As humanistic inquiry becomes increasingly global, transnational, multilingual, and cross-disciplinary in its intellectual aims, and as attention to the Global South becomes an imperative across all rather than a small handful of fields, it would behoove scholars of languages and literatures to pay close attention to the achievements and future trajectories of this field, what it is doing, how it is doing it, and what questions it continues to ask itself as it grows and changes.

Footnotes

1. The subject of adab is vast, and its various intellectual traditions and social meanings in the Arab-Islamic and Persianate contexts beyond the scope of this introduction or any single one of the essays in this feature, many of which mention it, if only in passing. It is a term that in Persian and Arabic means both literature and ideals of social etiquette and ethical conduct, showing the extent to which the literary was linked to ethical imperatives in Persianate and Islamicate cultures.

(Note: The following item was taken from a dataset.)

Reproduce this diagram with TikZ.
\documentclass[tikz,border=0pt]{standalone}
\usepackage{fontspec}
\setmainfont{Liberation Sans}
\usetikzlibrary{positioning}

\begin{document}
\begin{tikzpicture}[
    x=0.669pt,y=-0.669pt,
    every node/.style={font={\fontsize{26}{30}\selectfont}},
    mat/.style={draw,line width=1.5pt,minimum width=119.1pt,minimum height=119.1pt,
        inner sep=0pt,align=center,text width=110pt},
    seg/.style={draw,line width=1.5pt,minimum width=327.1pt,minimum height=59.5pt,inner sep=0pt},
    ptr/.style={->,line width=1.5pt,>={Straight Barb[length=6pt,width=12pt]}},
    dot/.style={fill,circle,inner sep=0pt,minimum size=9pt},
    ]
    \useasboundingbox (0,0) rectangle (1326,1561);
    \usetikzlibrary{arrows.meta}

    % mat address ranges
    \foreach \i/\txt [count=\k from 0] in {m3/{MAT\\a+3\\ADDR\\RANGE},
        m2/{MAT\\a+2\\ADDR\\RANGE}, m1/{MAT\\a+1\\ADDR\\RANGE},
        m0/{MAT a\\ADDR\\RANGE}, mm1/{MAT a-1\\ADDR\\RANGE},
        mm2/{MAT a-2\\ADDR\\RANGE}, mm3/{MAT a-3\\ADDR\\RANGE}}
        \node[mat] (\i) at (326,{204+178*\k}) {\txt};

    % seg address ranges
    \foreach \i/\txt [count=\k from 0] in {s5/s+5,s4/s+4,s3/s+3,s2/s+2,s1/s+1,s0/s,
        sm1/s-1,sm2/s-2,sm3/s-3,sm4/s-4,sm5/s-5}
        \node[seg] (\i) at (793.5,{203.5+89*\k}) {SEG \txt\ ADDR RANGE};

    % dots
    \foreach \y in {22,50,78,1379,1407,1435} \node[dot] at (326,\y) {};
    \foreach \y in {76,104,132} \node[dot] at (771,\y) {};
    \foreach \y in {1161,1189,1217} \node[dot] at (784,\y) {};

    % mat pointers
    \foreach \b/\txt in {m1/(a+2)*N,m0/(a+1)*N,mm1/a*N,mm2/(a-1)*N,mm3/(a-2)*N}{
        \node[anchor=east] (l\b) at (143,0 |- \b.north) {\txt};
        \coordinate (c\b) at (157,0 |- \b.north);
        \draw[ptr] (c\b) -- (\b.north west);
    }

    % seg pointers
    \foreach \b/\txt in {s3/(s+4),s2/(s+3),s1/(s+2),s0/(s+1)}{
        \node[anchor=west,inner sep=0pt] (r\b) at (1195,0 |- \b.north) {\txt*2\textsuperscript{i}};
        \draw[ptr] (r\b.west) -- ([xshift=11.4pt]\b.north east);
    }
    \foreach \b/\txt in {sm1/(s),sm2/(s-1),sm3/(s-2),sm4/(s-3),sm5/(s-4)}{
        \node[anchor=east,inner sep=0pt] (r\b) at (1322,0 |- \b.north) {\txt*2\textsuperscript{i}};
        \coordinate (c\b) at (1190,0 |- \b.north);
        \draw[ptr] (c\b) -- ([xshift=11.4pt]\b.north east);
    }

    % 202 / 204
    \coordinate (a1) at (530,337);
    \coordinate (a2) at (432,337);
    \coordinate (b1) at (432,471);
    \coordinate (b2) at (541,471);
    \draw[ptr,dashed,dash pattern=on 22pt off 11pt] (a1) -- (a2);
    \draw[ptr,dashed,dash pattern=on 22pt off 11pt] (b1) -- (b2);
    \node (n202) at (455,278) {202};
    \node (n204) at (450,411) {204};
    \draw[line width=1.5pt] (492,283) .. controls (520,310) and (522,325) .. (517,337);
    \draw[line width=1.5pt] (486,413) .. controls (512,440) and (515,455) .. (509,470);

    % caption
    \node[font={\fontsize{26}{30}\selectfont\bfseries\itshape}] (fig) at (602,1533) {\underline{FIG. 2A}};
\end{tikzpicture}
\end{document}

El Shakry has recently theorized the utility of the concept of adab to contemporary methodological debates in Euro-American theory and criticism, tracing particularly its roots in classical Arabic and its relevance in Arab-Islamic literary, social, and religious practice. The word adab came into New Persian (the Persian language after the Arab-Islamic conquest of Iran in the eighth century) from Arabic. For more on the Arabic etymology of adab, see Patrizi, who argues that the notion of adab was shaped in part by the Arab encounter with Sassanian court culture. Though he does not explore this possibility, the Arabic word could itself be a loan from Middle Persian. I am grateful to Alexander Jabbari for his help in clarifying this point.

2. For a fuller examination of Fragner's concept of a transregional contact language, see Green 4–5.

3. In his book Reading across Borders, Fani situates the formation of the discipline of Persian literature within the context of late Qajar and early Pahlavi-era “romantic nationalism” (xiv). See especially chapters 1 and 2.